The Story
Why it exists.
The beginning
Nobile 1942 built its Bon Bon series as a tribute to the simple, reckless joy of confection. The second installment, Bon Bon alla Fragola, takes its name from the Italian for strawberry bonbon, leaning hard into the association. The brand's own press release names Little Red Riding Hood directly: the innocent girl, the forest, the wolf in grandmother's clothing. It's a wink. Strawberry and blueberry open the story, bright and tart, their fruity brightness inviting you in. Raspberry and strawberry candy follow at the heart, adding richness and a deeper sweetness. White musk closes it, soft and skin-close, lingering like the bed the wolf was waiting in.

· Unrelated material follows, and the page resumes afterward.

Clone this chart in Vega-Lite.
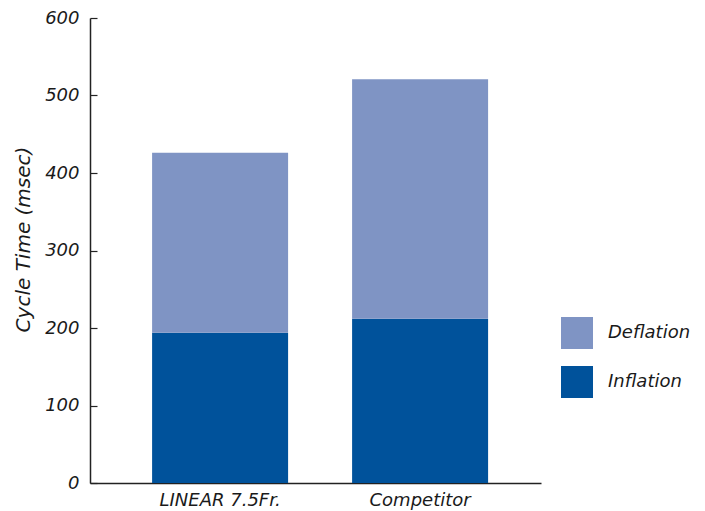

What makes this composition interesting isn't the individual notes, strawberry and raspberry appear in dozens of fragrances, but the way the structure refuses complexity. Most modern flankers build layers: top, heart, base, each phase pulling in a different direction. Bon Bon alla Fragola stacks two strawberry expressions on top of each other, then lets raspberry soften the transition. The effect is less pyramid, more fruit salad, everything arriving at once, then mellowing together. White musk does the quiet work of making sure it all smells like skin, not syrup.
The evolution
The opening arrives fast, blueberry and strawberry candy hitting simultaneously, the kind of bright sweetness that announces itself without apology. There's a tartness underneath, like the berries were just splashed with rain. Within fifteen minutes, the confection softens. Raspberry drifts up, merging with the strawberry until you can't separate them. The synthetic sweetness dials back, replaced by something warmer and closer. By the second hour, white musk has taken over. The sillage drops to intimate. You're not projecting anymore, you're just wearing it. On fabric, the fruit lingers another two hours as a faint, sweet stain. On skin, it fades quietly around hour six, leaving only the ghost of candy behind.
Cultural impact
II Bon Bon Alla Fragola arrived as a strawberry-forward fragrance from Nobile 1942, part of a broader surge of interest in fruity and sweet compositions within niche perfumery. The Bon Bon series provided the house with a dedicated space for exploring playful, accessible scents that might differ from their more formal offerings. Strawberry takes center stage here, rendered in a way that feels genuine rather than synthetic, with supporting notes of blueberry, raspberry, and white musk building a fragrance that moves from bright opening notes through a richer heart to a soft, lingering dry down.